Games Workshop has built a juggernaut around Age of Sigmar, its flagship fantasy battle game. But the real breakthrough for casual players may be Spearhead, a streamlined sibling that trades complexity for speed and accessibility. Now the company is betting players will embrace the format with a new standalone box: Spearhead: City of Ash.
The starter set contains everything needed to play out of the package: two armies of intricately detailed plastic miniatures, a rulebook, cards, dice, and a double-sided game board featuring scenery. Both included forces are entirely new sculpts, making this an attractive buy for collectors of either the Cities of Sigmar or the Skaven's Clan Eshin faction, regardless of whether they care about the game itself.
Opening the box reveals the familiar Games Workshop experience: gray plastic sprues that feel disappointing until you spend time with hobby tools and glue. The miniatures themselves are extraordinary once assembled, with dynamic poses and remarkable detail. The ruined building scenery is particularly striking and useful across multiple miniature games. A genuine warning, though: some models are genuinely difficult to build, particularly certain Skaven figures. Their flexible, fragile construction makes them prone to damage during cleanup, and assembly instructions embedded in the rulebook rather than as a separate guide don't help the process.
The accompanying materials are functional but uneven. The rulebooks are glossy and filled with inspirational painted examples, yet they won't lie flat for easy reference while building. The cards are plain and serviceable. The unmounted game board requires awkward positioning to keep flat during play. You'll also need to download additional rule details online to play seriously, as the included books contain only a starter version of the ruleset.
Fast Play, Strategic Depth
Spearhead ditches the traditional kill-everything victory condition. Instead, players earn points by controlling objectives scattered across the board. Models touching an objective add their control value; whoever has higher control points owns that objective. The game runs for exactly four rounds, with the objective point spreads tallied at the end determining the winner.
This creates genuine strategic tension. While the board is relatively small, charging headlong at every objective is a losing strategy. Both players have generals with special abilities that trigger surprise unit movements, allowing commanders to contest objectives from unexpected angles. Different unit types counter each other in rock-paper-scissors fashion, forcing real decisions about which objectives are worth defending with which troops.
Spearhead layers additional wrinkles on top of this foundation. Relics scattered across the battlefield provide temporary bonuses to nearby units, from barricades blocking ranged attacks to caltrops that punish careless movement. Each turn reveals a new twist card that changes the rules temporarily: maybe certain objectives suddenly become more valuable, or units gain the powerful ability to both move and charge in a single action if they stick to roads.
Card play becomes its own minigame. Players maintain a hand of three cards, each offering two effects. A tactics option generates substantial bonus points if you engineer the right battlefield situation. A command effect delivers one-time special powers, from stat buffs to exploding relics that damage nearby models.

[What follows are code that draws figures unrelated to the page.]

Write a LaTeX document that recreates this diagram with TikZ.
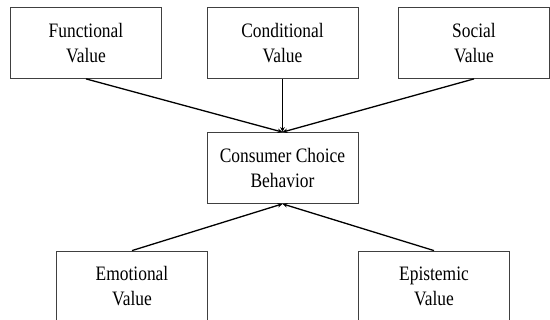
\documentclass[tikz,border=0pt]{standalone}
\usepackage{fontspec}
\setmainfont[FakeStretch=0.85]{Liberation Serif}
\usetikzlibrary{arrows.meta}
\begin{document}
\begin{tikzpicture}[x=1pt,y=1pt,
  box/.style={draw=black!75,line width=0.8pt,rectangle,minimum width=151pt,minimum height=71pt,align=center,inner sep=0pt,font=\fontsize{20.5}{25}\selectfont},
  conn/.style={line width=1.3pt,-{Stealth[length=5pt,width=4.5pt]}}]
\useasboundingbox (0,0) rectangle (550,320);
\clip (0,0) rectangle (550,320);
\node[box] (f) at (86,277) {Functional\\Value};
\node[box] (k) at (282.5,277) {Conditional\\Value};
\node[box] (s) at (474,277) {Social\\Value};
\node[box] (c) at (282.5,152) {Consumer Choice\\Behavior};
\node[box] (e) at (132,33.5) {Emotional\\Value};
\node[box] (p) at (434,33.5) {Epistemic\\Value};
\draw[conn] (f.south) -- (c.north);
\draw[conn] (k.south) -- (c.north);
\draw[conn] (s.south) -- (c.north);
\draw[conn] (e.north) -- (c.south);
\draw[conn] (p.north) -- (c.south);
\end{tikzpicture}
\end{document}
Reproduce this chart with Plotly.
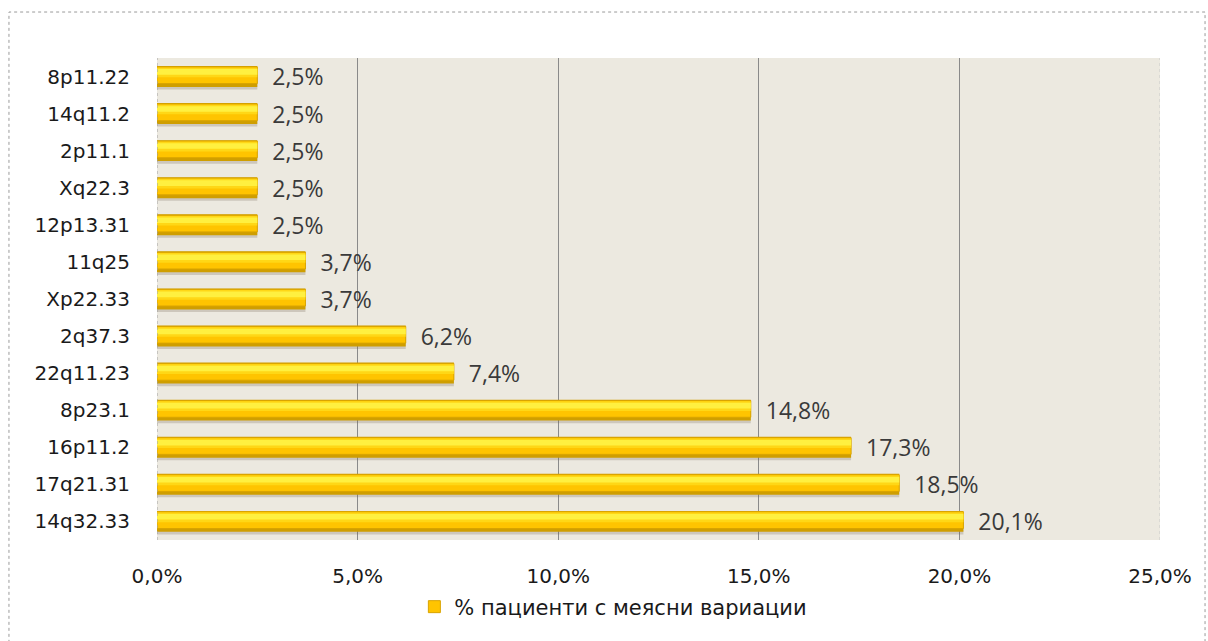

You refresh your hand at the start of each turn, creating genuine pressure to find opportunities before your cards become obsolete.
Within those four turns, the experience has genuine cinematic energy. Dice rolls create constant uncertainty. Cards force improvisation. The tight time limit and cramped board create a knife-fight intensity where constant surprises demand on-the-fly adaptation. Those dramatic moments and pivotal decisions translate beautifully into memorable stories, amplified by the physical presence of beautifully detailed miniatures and terrain.
The complexity required to achieve this experience, however, carries real weight. While Spearhead is genuinely more accessible than full Age of Sigmar, the rulebook contains far more than casual pickup-and-play gaming can accommodate. You need to understand not just your own units but also how enemy units function, how relics interact with the board state, and how cards fit into the tactical puzzle. This isn't a game to learn gradually across multiple casual sessions. Building the miniatures and mastering the special rules requires genuine commitment.
A significant problem undermines the out-of-box experience. Spearhead doesn't let you customize armies from available units. Instead, you select from pre-built force lists that Games Workshop claims are balanced. In reality, they aren't. The Sentinels of Embergard included in this box are among the format's weaker options, while their opponents, Crixxit's Kill-Pack, sit near the top tier. Until Games Workshop adjusts unit statistics through future FAQs, this particular matchup feels fundamentally tilted.
Spearhead: City of Ash launches July 4th, 2026. Preorders are available through Warhammer.com, with additional stock expected at retailers like CardHaus and Grognard Games, as well as local hobby shops.
Author Emily Chen: "For players tired of full Age of Sigmar's sprawl but hungry for tactical depth, this hits the sweet spot, though the unbalanced starter armies show Games Workshop still doesn't sweat the details for casual audiences."